The split between humans and our closest living relatives, chimpanzees, is a murky area in our history. While the point of original divergence is thought to have been between 5 and 7 million years ago, it wasn't a clean break, and cross breeding and hybridization may have continued until as recently as 4 million years ago.
Where the divergence took place is contentious as well, but Eastern Africa is the accepted birthplace of the earliest pre-humans. One of the best candidates for the last common ancestor is Sahelanthropus, known from a skull found in Central Africa dating back to around 7 million years ago. But according to the new studies, bones found in Greece and Bulgaria appear to belong to a hominin that's a few hundred thousand years older.
"Our discovery outlines a new scenario for the beginning of human history – the findings allow us to move the human-chimpanzee split into the Mediterranean area," says David Begun, co-author of one of the studies. "These research findings call into question one of the most dogmatic assertions in paleoanthropology since Charles Darwin, which is that the human lineage originated in Africa. It is critical to know where the human lineage arose so that we can reconstruct the circumstances leading to our divergence from the common ancestor we share with chimpanzees."

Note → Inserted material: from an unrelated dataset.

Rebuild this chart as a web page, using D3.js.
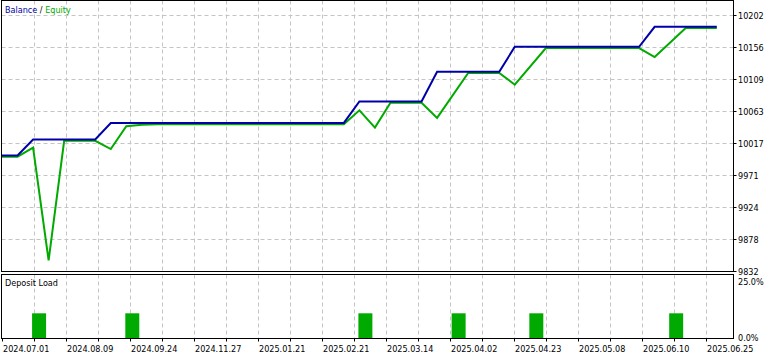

The Mediterranean bones are from a species called Graecopithecus freybergi, and it's one of the least understood European apes. The researchers scanned a jawbone found in Greece and an upper premolar from Bulgaria, and found the roots of the teeth to be largely fused together, indicating that the species might have been an early hominin.
"While great apes typically have two or three separate and diverging roots, the roots of Graecopithecus converge and are partially fused – a feature that is characteristic of modern humans, early humans and several pre-humans including Ardipithecus and Australopithecus," says Madelaine Böhme, co-lead investigator on the project.
To get a clearer picture, the researchers studied the sediment that the fossils were found in, and discovered that the two sites were very similar. Not only were they almost exactly the same age – 7.24 and 7.175 million years – but both areas were dry, grassy savannahs at the time, making them prime conditions for hominins.
The researchers found grains of dust that appeared to have blown up from the Sahara desert, which was forming around the same time. This might have contributed to the savannah-like conditions in Europe, and these environmental changes may have driven the two species to evolve differently.
"The incipient formation of a desert in North Africa more than seven million years ago and the spread of savannahs in Southern Europe may have played a central role in the splitting of the human and chimpanzee lineages," says Böhme.
But inferring information from fossils always leaves room for error, and as New Scientist reports, there are researchers who aren't convinced such big claims can be projected from such small features of the fossils. Still, it's an interesting theory, and one that will warrant more study.